Principal / Broker Confidentiality Statement
Property: More Space Storage, 9518 S. 120th Street, Papillion, Nebraska 68046
The undersigned has been advised that Lee & Associates and Benjamin Pearson, Principal, collectively "Broker," have been retained and/or authorized by the owner of the above-referenced property, "Owner," with respect to the offering for sale of the property indicated above, the "Property."
Owner has indicated that all inquiries, communications, offers, property tours, due diligence requests, and negotiations with respect to the contemplated sale of the Property shall be directed to Broker. The undersigned agrees that it shall not directly or indirectly contact Owner, property employees, tenants, customers, vendors, management personnel, or any other party connected to the Property regarding the potential sale of the Property without prior written authorization from Broker or Owner.
All fees due to Broker in connection with the sale of the Property shall be paid pursuant to a separate agreement between Broker and Owner. If the undersigned is acting as a broker, agent, finder, advisor, or representative and is procuring the ultimate purchaser of the Property, any co-brokerage fee shall be governed by a separate written co-brokerage agreement executed by Broker and the undersigned prior to submission of an offer.
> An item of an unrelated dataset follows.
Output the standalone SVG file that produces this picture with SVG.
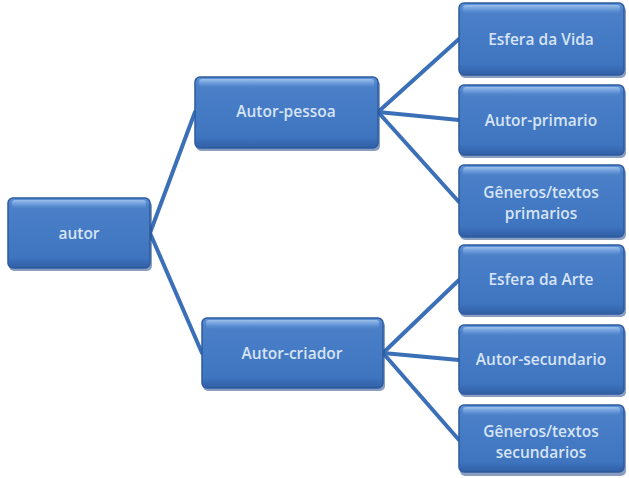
<svg xmlns="http://www.w3.org/2000/svg" width="629" height="478" viewBox="0 0 629 478">
<defs>
<linearGradient id="g" x1="0" y1="0" x2="0" y2="1">
<stop offset="0" stop-color="#5f94d8"/>
<stop offset="0.12" stop-color="#4b80c9"/>
<stop offset="0.85" stop-color="#3f74bf"/>
<stop offset="1" stop-color="#2f5fa6"/>
</linearGradient>
<linearGradient id="hl" x1="0" y1="0" x2="0" y2="1">
<stop offset="0" stop-color="#9cc0ec"/>
<stop offset="1" stop-color="#6a9bdc" stop-opacity="0"/>
</linearGradient>
<style>
.box{fill:url(#g);stroke:#2d5b9e;stroke-width:1.5}
.sh{fill:#2a4f8c;opacity:0.55}
.top{fill:url(#hl)}
.t{font-family:"Open Sans","Liberation Sans",sans-serif;font-size:15.5px;font-weight:600;fill:#d6e4f6;text-anchor:middle}
.c{stroke:#3b70b8;stroke-width:4;fill:none;stroke-linecap:round}
</style>
</defs>
<rect width="629" height="478" fill="#ffffff"/>
<g id="connectors">
<line class="c" x1="150" y1="233" x2="195" y2="112"/>
<line class="c" x1="150" y1="233" x2="202" y2="353"/>
<line class="c" x1="378" y1="112" x2="459" y2="39"/>
<line class="c" x1="378" y1="112" x2="459" y2="120"/>
<line class="c" x1="378" y1="112" x2="459" y2="202"/>
<line class="c" x1="383" y1="353" x2="459" y2="280"/>
<line class="c" x1="383" y1="353" x2="459" y2="360"/>
<line class="c" x1="383" y1="353" x2="459" y2="440"/>
</g>
<g id="n-autor">
<rect class="sh" x="9" y="201" width="143" height="70" rx="5"/>
<rect class="box" x="8" y="198" width="142" height="70" rx="5"/>
<rect class="top" x="12" y="200" width="134" height="9" rx="3"/>
<text class="t" x="79" y="239">autor</text>
</g>
<g id="n-pessoa">
<rect class="sh" x="196" y="80" width="184" height="71" rx="5"/>
<rect class="box" x="195" y="77" width="183" height="71" rx="5"/>
<rect class="top" x="199" y="79" width="175" height="9" rx="3"/>
<text class="t" x="286" y="117">Autor-pessoa</text>
</g>
<g id="n-criador">
<rect class="sh" x="203" y="321" width="182" height="70" rx="5"/>
<rect class="box" x="202" y="318" width="181" height="70" rx="5"/>
<rect class="top" x="206" y="320" width="173" height="9" rx="3"/>
<text class="t" x="292" y="359">Autor-criador</text>
</g>
<g id="n-vida">
<rect class="sh" x="460" y="6" width="166" height="72" rx="5"/>
<rect class="box" x="459" y="3" width="165" height="72" rx="5"/>
<rect class="top" x="463" y="5" width="157" height="9" rx="3"/>
<text class="t" x="541" y="45">Esfera da Vida</text>
</g>
<g id="n-primario">
<rect class="sh" x="460" y="88" width="166" height="70" rx="5"/>
<rect class="box" x="459" y="85" width="165" height="70" rx="5"/>
<rect class="top" x="463" y="87" width="157" height="9" rx="3"/>
<text class="t" x="541" y="126">Autor-primario</text>
</g>
<g id="n-gen1">
<rect class="sh" x="460" y="168" width="166" height="72" rx="5"/>
<rect class="box" x="459" y="165" width="165" height="72" rx="5"/>
<rect class="top" x="463" y="167" width="157" height="9" rx="3"/>
<text class="t" x="541" y="198">Gêneros/textos</text>
<text class="t" x="541" y="219">primarios</text>
</g>
<g id="n-arte">
<rect class="sh" x="460" y="248" width="166" height="69" rx="5"/>
<rect class="box" x="459" y="245" width="165" height="69" rx="5"/>
<rect class="top" x="463" y="247" width="157" height="9" rx="3"/>
<text class="t" x="541" y="285">Esfera da Arte</text>
</g>
<g id="n-secundario">
<rect class="sh" x="460" y="328" width="166" height="69" rx="5"/>
<rect class="box" x="459" y="325" width="165" height="69" rx="5"/>
<rect class="top" x="463" y="327" width="157" height="9" rx="3"/>
<text class="t" x="541" y="365">Autor-secundario</text>
</g>
<g id="n-gen2">
<rect class="sh" x="460" y="408" width="166" height="68" rx="5"/>
<rect class="box" x="459" y="405" width="165" height="67" rx="5"/>
<rect class="top" x="463" y="407" width="157" height="9" rx="3"/>
<text class="t" x="541" y="437">Gêneros/textos</text>
<text class="t" x="541" y="458">secundarios</text>
</g>
</svg>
The undersigned hereby acknowledges that it is acting as a principal, investor, broker, agent, finder, advisor, or representative in connection with this transaction and agrees that it will not look to Owner, Broker, Lee & Associates, Benjamin Pearson, or any related party for any fee, commission, referral fee, finder's fee, advisory fee, co-brokerage fee, or other compensation in connection with the sale of the Property unless expressly agreed to in a separate written agreement signed by the party to be charged. If the undersigned is acting as a broker, agent, finder, advisor, or representative, it is acknowledged that any compensation owed to the undersigned shall be paid by Purchaser or the undersigned's client, and in no event shall the undersigned be entitled to compensation from Owner or Broker unless separately agreed in writing.
Broker has available for review certain information, "Confidential Information," concerning the Property. On behalf of Owner, Broker may make such Confidential Information available to the undersigned upon execution of this Confidentiality Statement. The Confidential Information is intended solely for the undersigned's limited use in considering whether to pursue negotiations to acquire or invest in the Property. The undersigned shall not copy, distribute, market, advertise, publish, forward, repackage, or otherwise make the Confidential Information available to any person or entity except as permitted herein.
The Confidential Information may include offering materials, rent rolls, operating statements, financial information, unit mix, occupancy reports, pricing information, projections, property records, photographs, site plans, market information, due diligence materials, and other non-public information concerning the Property. The Confidential Information also includes the fact that discussions or negotiations may be occurring regarding the Property.
The Confidential Information contains brief, selected information pertaining to the Property and has been prepared primarily from information supplied by Owner, Owner's representatives, public records, and other sources believed to be reliable. It does not purport to be all-inclusive or to contain all of the information that a prospective purchaser may desire. Neither Broker nor Owner makes any representation or warranty, express or implied, as to the accuracy or completeness of the Confidential Information, and no legal liability is assumed or implied with respect thereto. The undersigned agrees to conduct its own independent investigation and rely solely upon its own due diligence, analysis, inspections, underwriting, advisors, and professional judgment.
By executing this Confidentiality Statement, the undersigned agrees that the Confidential Information provided is confidential, that it will hold and treat it in the strictest confidence, and that it will not disclose or permit anyone else to disclose the Confidential Information to any person, firm, or entity without prior authorization of Owner or Broker, except that the Confidential Information may be disclosed as needed to evaluate the potential purchase of the Property to the undersigned's partners, employees, consultants, legal counsel, accountants, auditors, advisors, investors, and lenders, or as required pursuant to court order or applicable law. The undersigned shall be responsible for any unauthorized disclosure or misuse of the Confidential Information by any party receiving such information from or through the undersigned.
The undersigned further agrees that it shall not use Confidential Information to circumvent, bypass, interfere with, or attempt to exclude Broker or Owner from any transaction involving the Property. The undersigned shall not market or shop the Property to other prospective buyers, investors, brokers, or operators not affiliated with the undersigned's evaluation team without prior written authorization from Broker.
This is not an agreement to sell the Property, nor an offer of sale. No agreement binding upon Owner, Broker, or any associated or affiliated party shall be deemed to exist, at law or equity, until Owner enters into a formal written purchase agreement. Owner expressly reserves the right, in its sole discretion, to reject any or all proposals or expressions of interest in the Property, terminate discussions with any party at any time with or without notice, modify the sale process, or withdraw the Property from the market.
The undersigned acknowledges that unauthorized disclosure, misuse, or circumvention may cause harm to Owner and Broker, and that Owner and Broker shall be entitled to pursue available remedies, including injunctive relief, damages, attorneys' fees, and costs. This Confidentiality Statement shall be governed by the laws of the State of Nebraska and shall remain in effect for two years from the date signed below.